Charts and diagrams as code
------------------------------------------------------------------------
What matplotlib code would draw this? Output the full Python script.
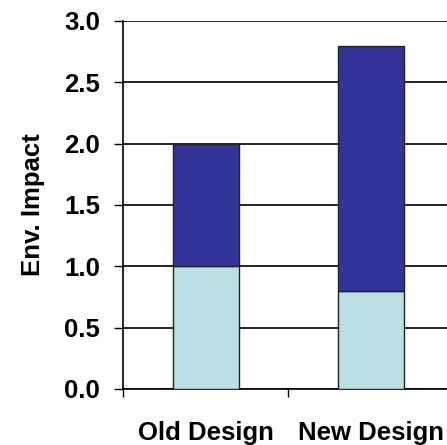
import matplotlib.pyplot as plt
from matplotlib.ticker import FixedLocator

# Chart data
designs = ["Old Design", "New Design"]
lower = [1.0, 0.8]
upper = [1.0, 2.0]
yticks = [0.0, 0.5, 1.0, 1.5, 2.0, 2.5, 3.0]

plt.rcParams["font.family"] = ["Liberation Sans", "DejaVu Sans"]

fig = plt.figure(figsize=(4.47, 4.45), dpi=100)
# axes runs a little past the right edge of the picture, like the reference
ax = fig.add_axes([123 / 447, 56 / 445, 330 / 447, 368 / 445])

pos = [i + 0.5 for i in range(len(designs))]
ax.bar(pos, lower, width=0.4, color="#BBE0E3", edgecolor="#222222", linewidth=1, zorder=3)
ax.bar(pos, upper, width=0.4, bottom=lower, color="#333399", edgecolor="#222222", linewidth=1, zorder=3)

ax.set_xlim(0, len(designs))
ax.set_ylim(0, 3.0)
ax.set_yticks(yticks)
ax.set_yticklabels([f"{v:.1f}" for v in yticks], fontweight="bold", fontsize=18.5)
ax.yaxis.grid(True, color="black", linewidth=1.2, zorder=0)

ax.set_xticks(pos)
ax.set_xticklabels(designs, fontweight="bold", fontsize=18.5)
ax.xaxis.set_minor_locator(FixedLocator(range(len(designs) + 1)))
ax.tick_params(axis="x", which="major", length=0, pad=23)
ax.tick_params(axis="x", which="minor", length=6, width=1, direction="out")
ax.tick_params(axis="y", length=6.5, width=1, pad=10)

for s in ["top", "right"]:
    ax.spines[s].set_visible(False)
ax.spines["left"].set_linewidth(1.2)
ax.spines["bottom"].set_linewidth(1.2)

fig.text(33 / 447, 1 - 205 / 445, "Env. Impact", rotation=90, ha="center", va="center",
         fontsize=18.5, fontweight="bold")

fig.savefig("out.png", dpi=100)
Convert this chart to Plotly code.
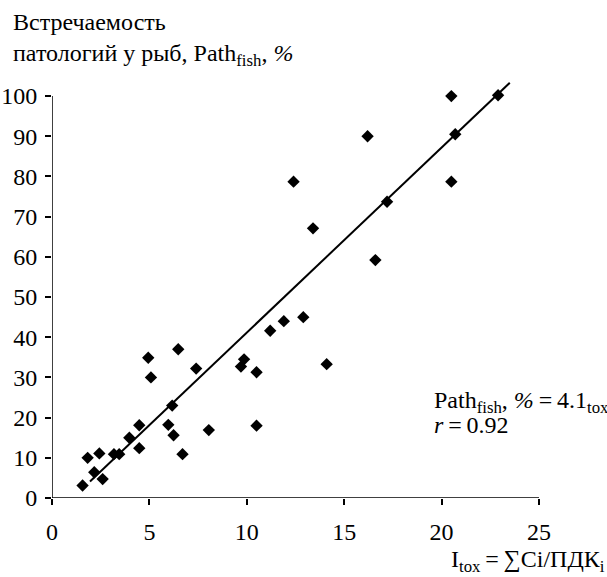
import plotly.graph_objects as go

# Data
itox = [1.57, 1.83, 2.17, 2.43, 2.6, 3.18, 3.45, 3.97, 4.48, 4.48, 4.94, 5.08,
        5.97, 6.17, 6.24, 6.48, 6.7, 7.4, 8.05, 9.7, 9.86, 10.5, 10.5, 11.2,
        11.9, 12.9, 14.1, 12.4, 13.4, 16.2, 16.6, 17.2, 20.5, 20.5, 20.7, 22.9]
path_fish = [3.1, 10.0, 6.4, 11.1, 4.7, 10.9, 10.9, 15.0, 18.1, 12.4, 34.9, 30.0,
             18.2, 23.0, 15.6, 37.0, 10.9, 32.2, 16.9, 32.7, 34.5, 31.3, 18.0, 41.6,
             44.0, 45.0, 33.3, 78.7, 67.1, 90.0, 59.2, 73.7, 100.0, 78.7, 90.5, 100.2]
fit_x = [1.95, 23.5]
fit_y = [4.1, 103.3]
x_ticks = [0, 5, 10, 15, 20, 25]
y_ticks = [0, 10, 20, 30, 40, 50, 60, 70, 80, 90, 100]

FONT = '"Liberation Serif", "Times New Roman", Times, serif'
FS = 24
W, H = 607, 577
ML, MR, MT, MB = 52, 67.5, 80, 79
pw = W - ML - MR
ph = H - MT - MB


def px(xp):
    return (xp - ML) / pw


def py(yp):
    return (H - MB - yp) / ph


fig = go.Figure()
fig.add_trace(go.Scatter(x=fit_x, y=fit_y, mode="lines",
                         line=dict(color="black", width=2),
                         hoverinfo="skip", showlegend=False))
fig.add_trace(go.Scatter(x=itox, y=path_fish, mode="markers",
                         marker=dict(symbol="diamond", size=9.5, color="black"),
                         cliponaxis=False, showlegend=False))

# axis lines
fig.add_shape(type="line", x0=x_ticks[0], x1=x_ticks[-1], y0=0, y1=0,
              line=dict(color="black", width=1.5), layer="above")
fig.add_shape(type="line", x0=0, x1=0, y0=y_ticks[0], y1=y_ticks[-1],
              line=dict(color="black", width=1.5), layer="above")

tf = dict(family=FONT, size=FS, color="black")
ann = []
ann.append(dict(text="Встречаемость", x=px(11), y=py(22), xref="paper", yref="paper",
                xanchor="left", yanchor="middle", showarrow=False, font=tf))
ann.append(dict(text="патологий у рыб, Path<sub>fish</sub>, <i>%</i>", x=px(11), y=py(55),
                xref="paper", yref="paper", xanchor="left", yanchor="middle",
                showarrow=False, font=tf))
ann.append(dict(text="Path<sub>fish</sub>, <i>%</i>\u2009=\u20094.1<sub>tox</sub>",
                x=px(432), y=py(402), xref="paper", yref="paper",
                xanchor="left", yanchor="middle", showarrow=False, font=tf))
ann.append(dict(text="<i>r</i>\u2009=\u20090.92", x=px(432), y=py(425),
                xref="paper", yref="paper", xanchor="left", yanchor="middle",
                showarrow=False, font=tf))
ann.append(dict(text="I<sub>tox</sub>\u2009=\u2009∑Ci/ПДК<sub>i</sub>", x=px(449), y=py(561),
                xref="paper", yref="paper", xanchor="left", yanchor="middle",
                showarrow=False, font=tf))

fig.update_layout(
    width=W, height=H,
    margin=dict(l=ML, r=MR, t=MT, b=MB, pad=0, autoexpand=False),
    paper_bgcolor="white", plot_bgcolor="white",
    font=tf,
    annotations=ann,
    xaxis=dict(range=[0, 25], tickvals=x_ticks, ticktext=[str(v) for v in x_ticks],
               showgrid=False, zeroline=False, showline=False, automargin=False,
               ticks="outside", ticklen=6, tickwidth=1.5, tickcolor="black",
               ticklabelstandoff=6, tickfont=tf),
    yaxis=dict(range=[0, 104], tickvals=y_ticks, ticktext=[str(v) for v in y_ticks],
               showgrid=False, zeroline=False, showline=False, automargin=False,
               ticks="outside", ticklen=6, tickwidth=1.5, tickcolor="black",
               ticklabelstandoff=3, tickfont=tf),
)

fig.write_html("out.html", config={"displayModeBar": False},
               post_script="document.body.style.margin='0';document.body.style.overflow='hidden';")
------------------------------------------------------------------------
Exercise description – Using the data above, write out every line exactly, leaving the images behind.

Task response –
What matplotlib code would draw this? Output the full Python script.
import matplotlib.pyplot as plt
from matplotlib.ticker import FixedLocator

# Chart data
designs = ["Old Design", "New Design"]
lower = [1.0, 0.8]
upper = [1.0, 2.0]
yticks = [0.0, 0.5, 1.0, 1.5, 2.0, 2.5, 3.0]

plt.rcParams["font.family"] = ["Liberation Sans", "DejaVu Sans"]

fig = plt.figure(figsize=(4.47, 4.45), dpi=100)
# axes runs a little past the right edge of the picture, like the reference
ax = fig.add_axes([123 / 447, 56 / 445, 330 / 447, 368 / 445])

pos = [i + 0.5 for i in range(len(designs))]
ax.bar(pos, lower, width=0.4, color="#BBE0E3", edgecolor="#222222", linewidth=1, zorder=3)
ax.bar(pos, upper, width=0.4, bottom=lower, color="#333399", edgecolor="#222222", linewidth=1, zorder=3)

ax.set_xlim(0, len(designs))
ax.set_ylim(0, 3.0)
ax.set_yticks(yticks)
ax.set_yticklabels([f"{v:.1f}" for v in yticks], fontweight="bold", fontsize=18.5)
ax.yaxis.grid(True, color="black", linewidth=1.2, zorder=0)

ax.set_xticks(pos)
ax.set_xticklabels(designs, fontweight="bold", fontsize=18.5)
ax.xaxis.set_minor_locator(FixedLocator(range(len(designs) + 1)))
ax.tick_params(axis="x", which="major", length=0, pad=23)
ax.tick_params(axis="x", which="minor", length=6, width=1, direction="out")
ax.tick_params(axis="y", length=6.5, width=1, pad=10)

for s in ["top", "right"]:
    ax.spines[s].set_visible(False)
ax.spines["left"].set_linewidth(1.2)
ax.spines["bottom"].set_linewidth(1.2)

fig.text(33 / 447, 1 - 205 / 445, "Env. Impact", rotation=90, ha="center", va="center",
         fontsize=18.5, fontweight="bold")

fig.savefig("out.png", dpi=100)
Convert this chart to Plotly code.
import plotly.graph_objects as go

# Data
itox = [1.57, 1.83, 2.17, 2.43, 2.6, 3.18, 3.45, 3.97, 4.48, 4.48, 4.94, 5.08,
        5.97, 6.17, 6.24, 6.48, 6.7, 7.4, 8.05, 9.7, 9.86, 10.5, 10.5, 11.2,
        11.9, 12.9, 14.1, 12.4, 13.4, 16.2, 16.6, 17.2, 20.5, 20.5, 20.7, 22.9]
path_fish = [3.1, 10.0, 6.4, 11.1, 4.7, 10.9, 10.9, 15.0, 18.1, 12.4, 34.9, 30.0,
             18.2, 23.0, 15.6, 37.0, 10.9, 32.2, 16.9, 32.7, 34.5, 31.3, 18.0, 41.6,
             44.0, 45.0, 33.3, 78.7, 67.1, 90.0, 59.2, 73.7, 100.0, 78.7, 90.5, 100.2]
fit_x = [1.95, 23.5]
fit_y = [4.1, 103.3]
x_ticks = [0, 5, 10, 15, 20, 25]
y_ticks = [0, 10, 20, 30, 40, 50, 60, 70, 80, 90, 100]

FONT = '"Liberation Serif", "Times New Roman", Times, serif'
FS = 24
W, H = 607, 577
ML, MR, MT, MB = 52, 67.5, 80, 79
pw = W - ML - MR
ph = H - MT - MB


def px(xp):
    return (xp - ML) / pw


def py(yp):
    return (H - MB - yp) / ph


fig = go.Figure()
fig.add_trace(go.Scatter(x=fit_x, y=fit_y, mode="lines",
                         line=dict(color="black", width=2),
                         hoverinfo="skip", showlegend=False))
fig.add_trace(go.Scatter(x=itox, y=path_fish, mode="markers",
                         marker=dict(symbol="diamond", size=9.5, color="black"),
                         cliponaxis=False, showlegend=False))

# axis lines
fig.add_shape(type="line", x0=x_ticks[0], x1=x_ticks[-1], y0=0, y1=0,
              line=dict(color="black", width=1.5), layer="above")
fig.add_shape(type="line", x0=0, x1=0, y0=y_ticks[0], y1=y_ticks[-1],
              line=dict(color="black", width=1.5), layer="above")

tf = dict(family=FONT, size=FS, color="black")
ann = []
ann.append(dict(text="Встречаемость", x=px(11), y=py(22), xref="paper", yref="paper",
                xanchor="left", yanchor="middle", showarrow=False, font=tf))
ann.append(dict(text="патологий у рыб, Path<sub>fish</sub>, <i>%</i>", x=px(11), y=py(55),
                xref="paper", yref="paper", xanchor="left", yanchor="middle",
                showarrow=False, font=tf))
ann.append(dict(text="Path<sub>fish</sub>, <i>%</i>\u2009=\u20094.1<sub>tox</sub>",
                x=px(432), y=py(402), xref="paper", yref="paper",
                xanchor="left", yanchor="middle", showarrow=False, font=tf))
ann.append(dict(text="<i>r</i>\u2009=\u20090.92", x=px(432), y=py(425),
                xref="paper", yref="paper", xanchor="left", yanchor="middle",
                showarrow=False, font=tf))
ann.append(dict(text="I<sub>tox</sub>\u2009=\u2009∑Ci/ПДК<sub>i</sub>", x=px(449), y=py(561),
                xref="paper", yref="paper", xanchor="left", yanchor="middle",
                showarrow=False, font=tf))

fig.update_layout(
    width=W, height=H,
    margin=dict(l=ML, r=MR, t=MT, b=MB, pad=0, autoexpand=False),
    paper_bgcolor="white", plot_bgcolor="white",
    font=tf,
    annotations=ann,
    xaxis=dict(range=[0, 25], tickvals=x_ticks, ticktext=[str(v) for v in x_ticks],
               showgrid=False, zeroline=False, showline=False, automargin=False,
               ticks="outside", ticklen=6, tickwidth=1.5, tickcolor="black",
               ticklabelstandoff=6, tickfont=tf),
    yaxis=dict(range=[0, 104], tickvals=y_ticks, ticktext=[str(v) for v in y_ticks],
               showgrid=False, zeroline=False, showline=False, automargin=False,
               ticks="outside", ticklen=6, tickwidth=1.5, tickcolor="black",
               ticklabelstandoff=3, tickfont=tf),
)

fig.write_html("out.html", config={"displayModeBar": False},
               post_script="document.body.style.margin='0';document.body.style.overflow='hidden';")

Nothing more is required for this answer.